The first refusal of Seavers presents a different question, however. He refused to answer whether he knew William Franklin in September, 1970, and the court advised him that the answer to that question could not possibly incriminate him. The witness then informed the court that he would refuse to answer all questions "as far as the other party is concerned." In Rogers v. United States, supra, the witness based her refusal to answer on a desire to protect another person. It was held that the privilege against self-incrimination is a purely personal privilege of the witness and that a desire to protect others is an untenable ground for declining to answer. ( 340 U.S. at 371, 71 S.Ct. 438). See also United States v. Seewald, 450 F.2d 1159 (2nd Cir. 1971), cert. denied 405 U.S. 978, 92 S.Ct. 1206, 31 L.Ed.2d 253 (1972). Since Appellant refused to answer one question which had no incriminating features and refused to answer others on the ground that they concerned another person, he was not within the protective orbit of the Fifth Amendment guarantee which he sought to invoke. He had the benefit of a very thorough explanation of the effect of his refusal by Judge Lambros.

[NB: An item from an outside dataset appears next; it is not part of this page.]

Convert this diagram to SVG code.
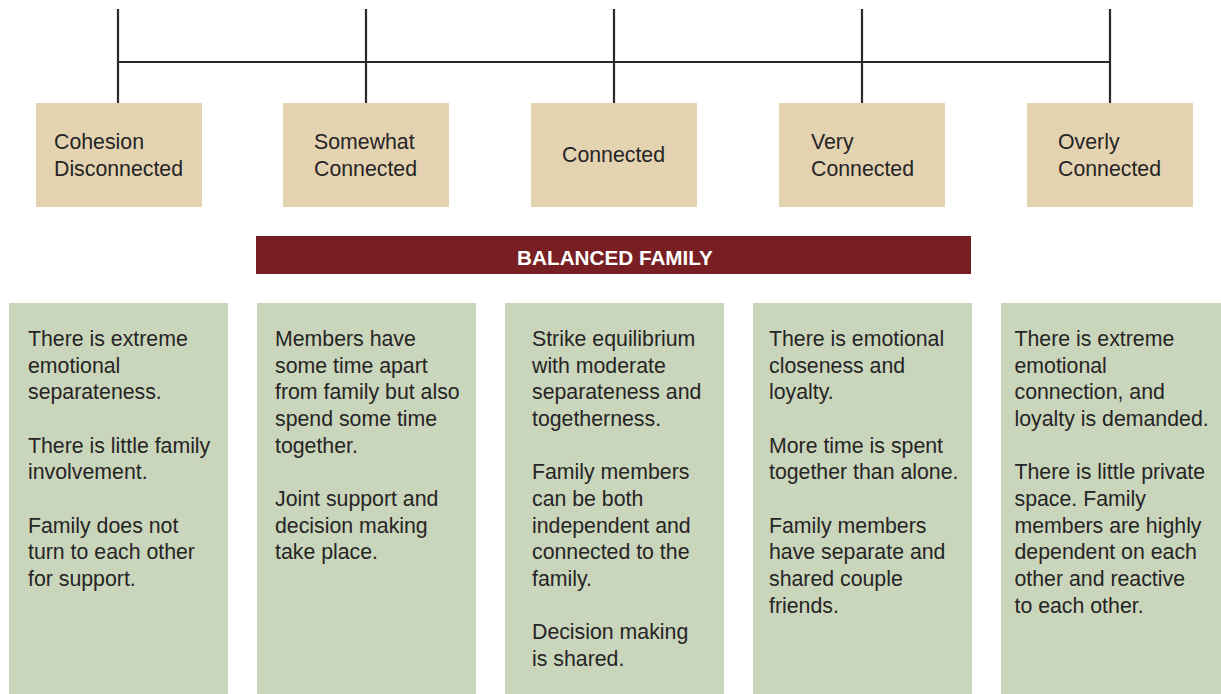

When Seavers persisted in his refusal, his act of contempt was complete. The judge followed the provision of Federal Rules of Criminal Procedure 42(a) in administering summary punishment. The Appellant now claims that the trial judge abused his discretion in sentencing him to six months' imprisonment for criminal contempt. We have held that reliance on the advice of counsel is no excuse for refusing to obey an order of court, Taylor v. United States, 221 F.2d 809 (6th Cir.), cert. denied 350 U.S. 834, 76 S.Ct. 69, 100 L.Ed. 744 (1955), and this is the only mitigating circumstance pointed to by Appellant in his brief. The length of the sentence rests in the sound discretion of the trial judge. Title 18 U.S.C. § 401. The record before us does not disclose an abuse of that discretion.
The judgment of the District Court is affirmed.